Volkswagen’s stunning admission it had rigged some of its diesel cars to pass emissions tests may haunt Oregon drivers as a fix rolls out.

For now, though, don’t expect regulators to come knocking at the garage door. The Oregon Department of Environmental Quality said Friday the cars remain legal to drive and even resell, and earlier vehicle emissions tests remain valid.

Volkswagen and subsidiary Audi said this week that 11 million of its diesel passenger cars — including Jettas, Beetles, Golfs, Passats and Audi A3s from the model years 2009 to 2015 — came with software that helped defeat a federal air-quality test. It detected when a car was being tested and turned on a device that helps keep nitrogen oxides, pollutants tied to asthma and other respiratory illnesses, from escaping into the air.

Those cars represented 666, or one-tenth of one percent, of the 529,957 cars tested in the last year. Because air-quality testing is only required in the Portland and Medford areas, there may be more across the state.

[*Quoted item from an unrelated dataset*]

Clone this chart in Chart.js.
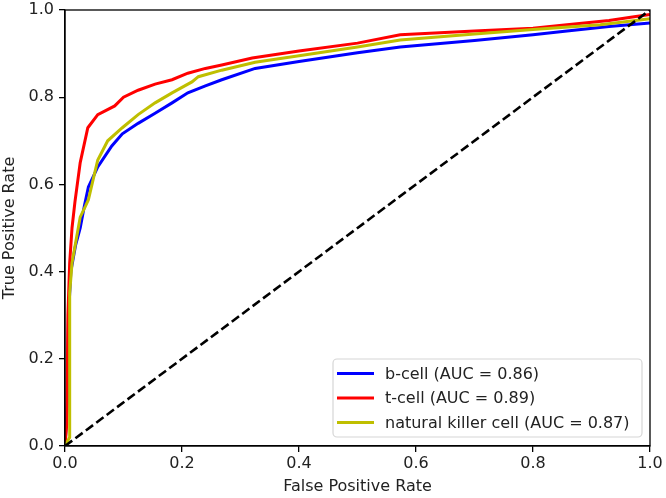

The cheat didn’t defeat Oregon’s air-quality tests, which directly measure tailpipe emissions. Instead, the state uses onboard diagnostics to determine when pollution-mitigating components are malfunctioning. In other words, the test assumes the cars were manufactured to meet federal emissions standards.

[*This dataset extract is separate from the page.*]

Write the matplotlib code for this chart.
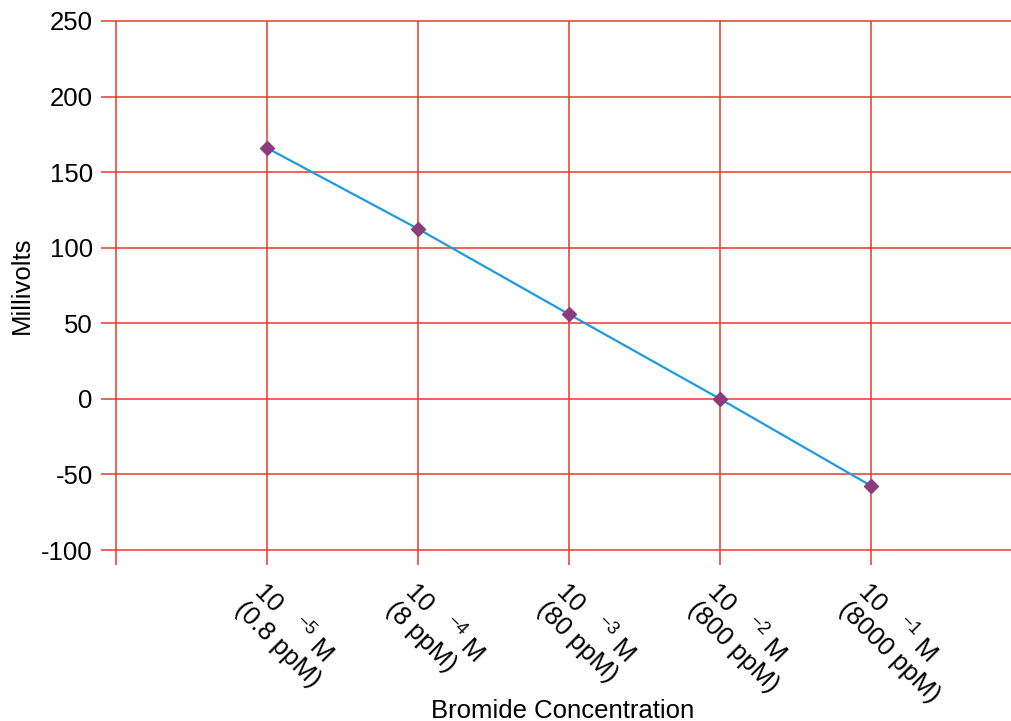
import matplotlib
matplotlib.use("Agg")
import matplotlib.pyplot as plt

plt.rcParams['font.family'] = ['Liberation Sans', 'DejaVu Sans']
plt.rcParams['mathtext.fontset'] = 'custom'
plt.rcParams['mathtext.rm'] = 'Liberation Sans'
plt.rcParams['mathtext.it'] = 'Liberation Sans'

# Data
concentrations = [1, 2, 3, 4, 5]
conc_labels = [
    "10   $\\mathregular{^{-5}}$ M\n(0.8 ppM)",
    "10   $\\mathregular{^{-4}}$ M\n(8 ppM)",
    "10   $\\mathregular{^{-3}}$ M\n(80 ppM)",
    "10   $\\mathregular{^{-2}}$ M\n(800 ppM)",
    "10   $\\mathregular{^{-1}}$ M\n(8000 ppM)",
]
millivolts = [166, 112.5, 56, 0, -57.5]
y_ticks = [-100, -50, 0, 50, 100, 150, 200, 250]
x_grid = [0, 1, 2, 3, 4, 5]

W, H = 1011, 721
fig = plt.figure(figsize=(W / 100, H / 100), dpi=100)
ax = fig.add_axes([101 / W, 1 - 565 / H, (1011 - 101) / W, (565 - 21) / H])

red = '#e53a2d'
xmin, xmax = -15 / 151, 895 / 151
ymin, ymax = -109.9, 250
ax.set_xlim(xmin, xmax)
ax.set_ylim(ymin, ymax)

ax.hlines(y_ticks, xmin, xmax, colors=red, lw=1.1, clip_on=False, zorder=1)
ax.vlines(x_grid, ymin, ymax, colors=red, lw=1.1, clip_on=False, zorder=1)

ax.plot(concentrations, millivolts, color='#1e9be0', lw=1.6, zorder=2)
ax.plot(concentrations, millivolts, ls='none', marker='D', ms=7,
        color='#8c3c7c', zorder=3)

for s in ax.spines.values():
    s.set_visible(False)

ax.set_yticks(y_ticks)
ax.set_yticklabels([str(v) for v in y_ticks], fontsize=18.5)
ax.tick_params(axis='y', length=0, pad=6)

ax.set_xticks(concentrations)
ax.set_xticklabels(conc_labels, fontsize=18.5)
ax.tick_params(axis='x', length=0, pad=9)
for lbl in ax.get_xticklabels():
    lbl.set_rotation(-45)
    lbl.set_rotation_mode('anchor')
    lbl.set_ha('left')
    lbl.set_va('top')
    lbl.set_linespacing(1.05)

fig.text(22 / W, 1 - 285 / H, 'Millivolts', rotation=90, fontsize=18.5,
         ha='center', va='center')
fig.text(563 / W, 1 - 711 / H, 'Bromide Concentration', fontsize=18.5,
         ha='center', va='center')

fig.savefig('out.png', dpi=100)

But once Volkswagen rolls out a recall, which the Department of Environmental Quality could take as long as a year, owners of affected cars will receive a sticker certifying they’ve been reprogrammed to meet emissions standards. They’ll need the sticker to pass future air-quality inspections.

That’s not the worst of it. The software fix is expected to turn on the nitrogen oxides-reducing component full time. The cars’ fuel economy and performance will likely suffer as a result, so the fix will hit owners in the wallet.

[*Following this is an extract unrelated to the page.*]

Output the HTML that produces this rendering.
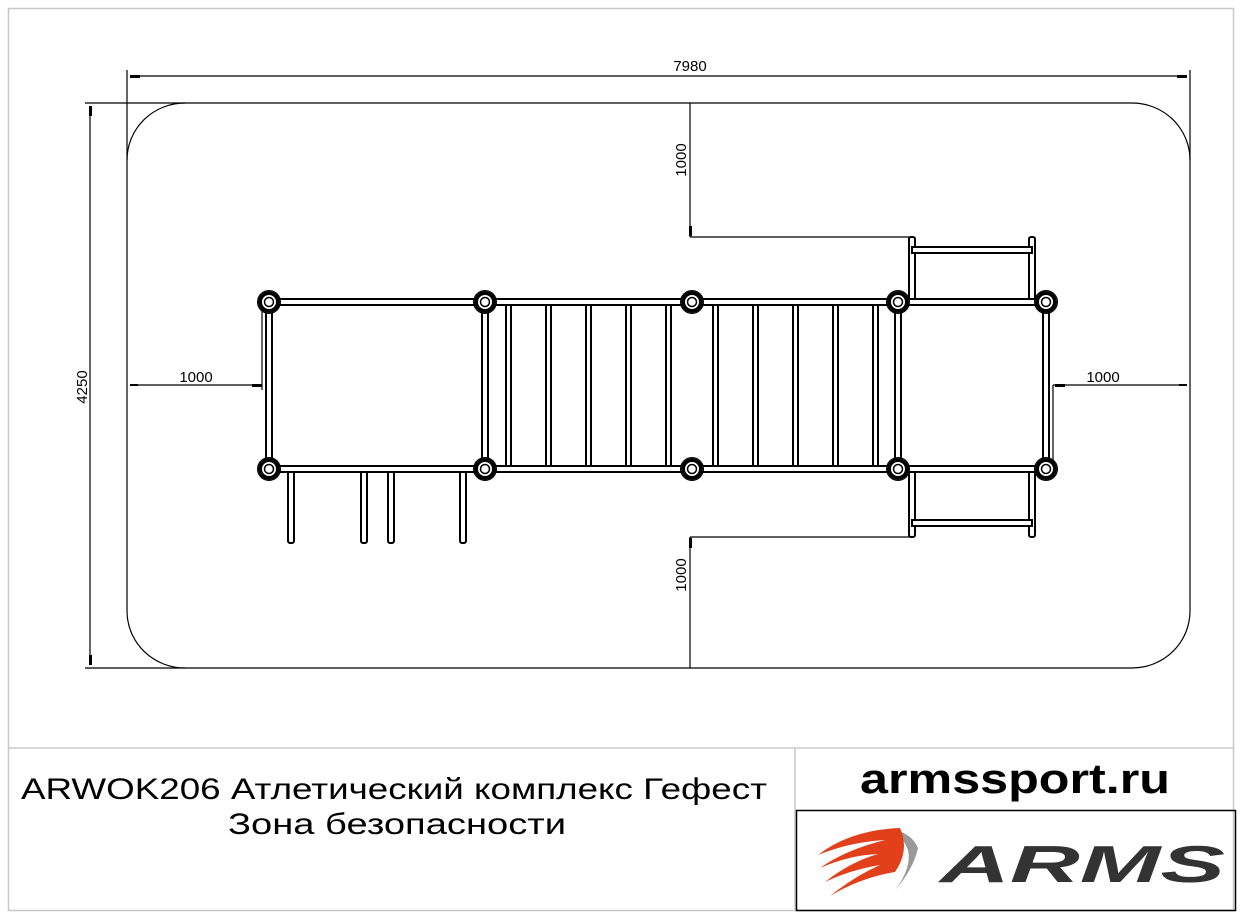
<!DOCTYPE html>
<html><head><meta charset="utf-8"><style>
html,body{margin:0;padding:0;background:#fff;width:1242px;height:915px;overflow:hidden}
svg{display:block}
text{font-family:"Liberation Sans","DejaVu Sans",sans-serif}
</style></head><body>
<svg width="1242" height="915" viewBox="0 0 1242 915" xmlns="http://www.w3.org/2000/svg">
<defs>
<g id="post"><circle r="9" fill="#fff" stroke="#000" stroke-width="4"/><circle r="4.5" fill="#fff" stroke="#000" stroke-width="1.5"/><circle r="11.5" fill="none" stroke="#000" stroke-width="1"/></g>
</defs>
<!-- frame -->
<rect x="8.5" y="8.5" width="1225" height="902" fill="none" stroke="#c8c8c8" stroke-width="1.5"/>
<line x1="8" y1="748" x2="1234" y2="748" stroke="#c8c8c8" stroke-width="1.5"/>
<line x1="795" y1="748" x2="795" y2="910" stroke="#c8c8c8" stroke-width="1.5"/>
<rect x="796.5" y="810.5" width="439" height="100" fill="none" stroke="#000" stroke-width="1.5"/>

<g stroke="#000" stroke-width="1.2" fill="none">
<path d="M185,103 H1132 A58,57 0 0 1 1190,160 V611 A58,57 0 0 1 1132,668 H185 A58,57 0 0 1 127,611 V160 A58,57 0 0 1 185,103 Z"/>
<line x1="127" y1="70" x2="127" y2="160"/><line x1="1190" y1="70" x2="1190" y2="160"/>
<line x1="130" y1="76" x2="1187" y2="76"/>
<line x1="85" y1="103" x2="185" y2="103"/><line x1="85" y1="668" x2="185" y2="668"/>
<line x1="90" y1="106" x2="90" y2="665"/>
<line x1="690" y1="103" x2="690" y2="237"/><line x1="690" y1="237" x2="912" y2="237"/>
<line x1="690" y1="537" x2="690" y2="668"/><line x1="690" y1="537" x2="912" y2="537"/>
<line x1="130" y1="385" x2="262" y2="385"/><line x1="262" y1="305" x2="262" y2="390"/>
<line x1="1053" y1="385" x2="1187" y2="385"/><line x1="1053" y1="385" x2="1053" y2="469"/>
</g>
<g fill="#000">
<rect x="130" y="75" width="10" height="3"/><rect x="1177" y="75" width="10" height="3"/>
<rect x="89" y="106" width="3" height="10"/><rect x="89" y="655" width="3" height="10"/>
<rect x="252" y="384" width="10" height="3"/><rect x="1055" y="384" width="10" height="3"/>
<rect x="130" y="384" width="8" height="2"/><rect x="1179" y="384" width="8" height="2"/>
<rect x="689" y="226" width="3" height="10"/><rect x="689" y="538" width="3" height="10"/>
</g>
<g font-size="15" fill="#000">
<text x="690" y="71" text-anchor="middle">7980</text>
<text x="196" y="382" text-anchor="middle">1000</text>
<text x="1103" y="382" text-anchor="middle">1000</text>
<text transform="translate(87,387) rotate(-90)" text-anchor="middle">4250</text>
<text transform="translate(686,160) rotate(-90)" text-anchor="middle">1000</text>
<text transform="translate(686,575) rotate(-90)" text-anchor="middle">1000</text>
</g>

<g fill="#fff" stroke="#000" stroke-width="2">
<rect x="288" y="470" width="6" height="73" rx="2"/>
<rect x="361" y="470" width="6" height="73" rx="2"/>
<rect x="388" y="470" width="6" height="73" rx="2"/>
<rect x="460" y="470" width="6" height="73" rx="2"/>
<rect x="909" y="237" width="6" height="68" rx="2"/>
<rect x="1029" y="237" width="6" height="68" rx="2"/>
<rect x="912" y="247" width="120" height="6"/>
<rect x="909" y="467" width="6" height="70" rx="2"/>
<rect x="1029" y="467" width="6" height="70" rx="2"/>
<rect x="912" y="520" width="120" height="6"/>
<rect x="506" y="305" width="5" height="162"/><rect x="546" y="305" width="5" height="162"/>
<rect x="586" y="305" width="5" height="162"/><rect x="626" y="305" width="5" height="162"/>
<rect x="666" y="305" width="5" height="162"/>
<rect x="713" y="305" width="5" height="162"/><rect x="753" y="305" width="5" height="162"/>
<rect x="793" y="305" width="5" height="162"/><rect x="833" y="305" width="5" height="162"/>
<rect x="873" y="305" width="5" height="162"/>
<rect x="269" y="299" width="777" height="6"/>
<rect x="269" y="466" width="777" height="6"/>
<rect x="266" y="302" width="6" height="167"/>
<rect x="482" y="302" width="6" height="167"/>
<rect x="895" y="302" width="6" height="167"/>
<rect x="1043" y="302" width="6" height="167"/>
</g>
<g>
<use href="#post" x="269" y="302"/><use href="#post" x="485" y="302"/><use href="#post" x="692" y="302"/><use href="#post" x="898" y="302"/><use href="#post" x="1046" y="302"/>
<use href="#post" x="269" y="469"/><use href="#post" x="485" y="469"/><use href="#post" x="692" y="469"/><use href="#post" x="898" y="469"/><use href="#post" x="1046" y="469"/>
</g>

<text x="394" y="799" font-size="30" text-anchor="middle" textLength="746" lengthAdjust="spacingAndGlyphs">ARWOK206 Атлетический комплекс Гефест</text>
<text x="397" y="834" font-size="30" text-anchor="middle" textLength="338" lengthAdjust="spacingAndGlyphs">Зона безопасности</text>
<text x="1015" y="793" font-size="42" font-weight="bold" text-anchor="middle" textLength="310" lengthAdjust="spacingAndGlyphs">armssport.ru</text>

<g transform="translate(800,810)">
<path d="M95,20 Q112,24 118,38 Q113,60 95,80 Q112,58 108,40 Q103,28 95,20Z" fill="#999"/>
<path d="M18,45 Q50,20 100,18 Q110,40 95,62 Q60,68 30,86 Q55,66 80,55 Q50,60 25,72 Q50,52 78,44 Q50,45 20,58 Q45,40 85,30 Q50,32 18,45Z" fill="#e2401a"/>
<text x="140" y="72" font-size="52" font-weight="bold" font-style="italic" fill="#333" textLength="285" lengthAdjust="spacingAndGlyphs">ARMS</text>
</g>
</svg>
</body></html>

That’s what’s prompted lawsuits and investigations from consumer protection agencies.

Twenty-seven states, including Oregon, are planning a joint investigation in connection with the scandal. An Oregon Department of Justice spokeswoman said Thursday the state is particularly interested in the automaker’s advertising.

And owners of affected cars have already started filing lawsuits, including at least one in Oregon.